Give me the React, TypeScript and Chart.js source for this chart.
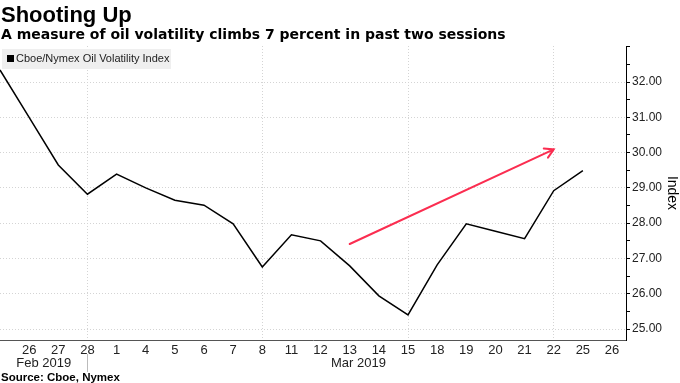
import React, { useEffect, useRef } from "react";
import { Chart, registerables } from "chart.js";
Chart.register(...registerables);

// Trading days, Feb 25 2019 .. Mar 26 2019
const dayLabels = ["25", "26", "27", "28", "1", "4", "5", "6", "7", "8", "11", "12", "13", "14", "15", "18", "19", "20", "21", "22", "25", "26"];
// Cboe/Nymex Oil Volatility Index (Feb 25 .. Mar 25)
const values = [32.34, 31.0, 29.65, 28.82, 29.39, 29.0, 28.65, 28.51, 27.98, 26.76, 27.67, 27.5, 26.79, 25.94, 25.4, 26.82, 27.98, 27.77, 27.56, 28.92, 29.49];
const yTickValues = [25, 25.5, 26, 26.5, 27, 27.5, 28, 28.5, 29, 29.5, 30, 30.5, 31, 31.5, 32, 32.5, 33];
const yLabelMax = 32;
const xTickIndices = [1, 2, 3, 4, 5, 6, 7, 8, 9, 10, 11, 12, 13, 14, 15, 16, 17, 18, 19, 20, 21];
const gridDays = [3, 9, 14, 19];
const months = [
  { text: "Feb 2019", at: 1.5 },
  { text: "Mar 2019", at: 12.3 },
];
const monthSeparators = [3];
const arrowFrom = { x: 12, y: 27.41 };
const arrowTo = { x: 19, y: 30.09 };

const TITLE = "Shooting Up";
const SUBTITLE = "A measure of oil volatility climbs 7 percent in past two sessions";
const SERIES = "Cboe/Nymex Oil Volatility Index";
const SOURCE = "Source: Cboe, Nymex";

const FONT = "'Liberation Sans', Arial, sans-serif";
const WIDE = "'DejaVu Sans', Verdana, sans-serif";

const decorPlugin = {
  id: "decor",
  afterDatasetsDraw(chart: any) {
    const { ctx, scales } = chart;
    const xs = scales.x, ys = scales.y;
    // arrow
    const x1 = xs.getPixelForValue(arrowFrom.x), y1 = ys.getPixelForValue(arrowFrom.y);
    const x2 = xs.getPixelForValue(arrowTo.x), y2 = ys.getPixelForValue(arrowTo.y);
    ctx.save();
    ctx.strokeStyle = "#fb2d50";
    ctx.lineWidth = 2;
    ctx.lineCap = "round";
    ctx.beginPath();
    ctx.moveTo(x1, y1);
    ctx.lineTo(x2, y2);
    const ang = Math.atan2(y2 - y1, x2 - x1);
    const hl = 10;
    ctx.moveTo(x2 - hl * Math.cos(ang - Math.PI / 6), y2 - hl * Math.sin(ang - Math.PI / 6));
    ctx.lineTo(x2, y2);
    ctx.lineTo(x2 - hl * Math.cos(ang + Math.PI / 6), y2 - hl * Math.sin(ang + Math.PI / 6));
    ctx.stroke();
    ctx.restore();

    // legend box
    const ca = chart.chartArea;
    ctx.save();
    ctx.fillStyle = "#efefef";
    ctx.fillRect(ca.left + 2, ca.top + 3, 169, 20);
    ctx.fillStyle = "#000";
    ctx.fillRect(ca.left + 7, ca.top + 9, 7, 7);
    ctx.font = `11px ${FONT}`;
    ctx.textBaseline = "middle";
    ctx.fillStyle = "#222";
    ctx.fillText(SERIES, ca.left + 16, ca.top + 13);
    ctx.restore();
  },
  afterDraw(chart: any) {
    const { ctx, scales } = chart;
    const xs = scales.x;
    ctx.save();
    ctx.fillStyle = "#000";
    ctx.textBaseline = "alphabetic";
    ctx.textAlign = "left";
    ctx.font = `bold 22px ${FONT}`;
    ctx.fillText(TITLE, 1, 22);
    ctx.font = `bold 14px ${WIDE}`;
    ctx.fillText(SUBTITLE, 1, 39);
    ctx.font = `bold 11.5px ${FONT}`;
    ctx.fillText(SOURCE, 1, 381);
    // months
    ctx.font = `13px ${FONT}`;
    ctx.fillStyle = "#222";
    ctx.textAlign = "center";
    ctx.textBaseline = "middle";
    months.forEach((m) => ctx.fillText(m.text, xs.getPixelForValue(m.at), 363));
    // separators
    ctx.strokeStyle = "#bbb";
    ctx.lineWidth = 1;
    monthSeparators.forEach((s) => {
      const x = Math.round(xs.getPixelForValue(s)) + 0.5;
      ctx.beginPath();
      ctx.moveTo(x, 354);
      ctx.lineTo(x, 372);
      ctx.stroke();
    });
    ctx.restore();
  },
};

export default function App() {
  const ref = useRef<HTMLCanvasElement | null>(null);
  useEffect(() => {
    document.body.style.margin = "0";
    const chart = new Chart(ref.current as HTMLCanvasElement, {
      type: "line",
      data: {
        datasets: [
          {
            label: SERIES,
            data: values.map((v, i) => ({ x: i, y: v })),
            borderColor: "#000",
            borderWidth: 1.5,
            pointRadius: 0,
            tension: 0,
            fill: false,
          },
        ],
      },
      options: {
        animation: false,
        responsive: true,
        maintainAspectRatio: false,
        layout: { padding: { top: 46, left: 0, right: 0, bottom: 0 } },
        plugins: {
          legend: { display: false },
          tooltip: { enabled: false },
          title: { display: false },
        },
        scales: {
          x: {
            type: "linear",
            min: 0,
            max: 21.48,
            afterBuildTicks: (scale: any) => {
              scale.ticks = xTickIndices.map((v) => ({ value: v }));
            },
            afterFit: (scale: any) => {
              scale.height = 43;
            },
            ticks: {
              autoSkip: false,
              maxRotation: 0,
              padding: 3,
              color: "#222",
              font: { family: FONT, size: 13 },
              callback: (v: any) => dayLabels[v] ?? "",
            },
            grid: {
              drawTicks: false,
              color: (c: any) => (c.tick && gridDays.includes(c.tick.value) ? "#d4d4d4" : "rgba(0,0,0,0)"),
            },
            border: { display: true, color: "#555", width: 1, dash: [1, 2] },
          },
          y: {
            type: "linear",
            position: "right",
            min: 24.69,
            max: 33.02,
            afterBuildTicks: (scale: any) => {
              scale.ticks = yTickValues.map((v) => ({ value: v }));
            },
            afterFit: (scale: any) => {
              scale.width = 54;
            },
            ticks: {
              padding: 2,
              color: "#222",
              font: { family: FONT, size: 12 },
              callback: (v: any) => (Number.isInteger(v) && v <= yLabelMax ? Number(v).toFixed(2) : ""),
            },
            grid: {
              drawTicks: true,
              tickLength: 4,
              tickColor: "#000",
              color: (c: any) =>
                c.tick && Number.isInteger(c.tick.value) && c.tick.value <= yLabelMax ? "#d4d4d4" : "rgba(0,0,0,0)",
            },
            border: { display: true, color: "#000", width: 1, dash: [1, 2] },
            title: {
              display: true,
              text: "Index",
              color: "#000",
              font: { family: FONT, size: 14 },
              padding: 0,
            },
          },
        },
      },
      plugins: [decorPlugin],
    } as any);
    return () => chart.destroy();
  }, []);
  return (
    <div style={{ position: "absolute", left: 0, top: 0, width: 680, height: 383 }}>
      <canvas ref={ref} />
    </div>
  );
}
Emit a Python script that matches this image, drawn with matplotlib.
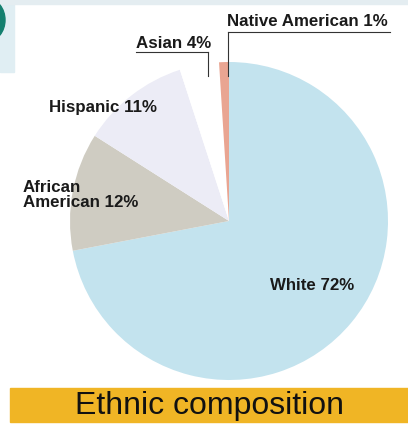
################
Exercise details: Reproduce exactly the run of lines that opens the listing and closes with the line holding "Chart.register(...registerables);". Pictures are excluded.

Solution to the problem:
Give me the React, TypeScript and Chart.js source for this chart.
import React, { useEffect, useRef } from "react";
import { Chart, registerables } from "chart.js";
Chart.register(...registerables);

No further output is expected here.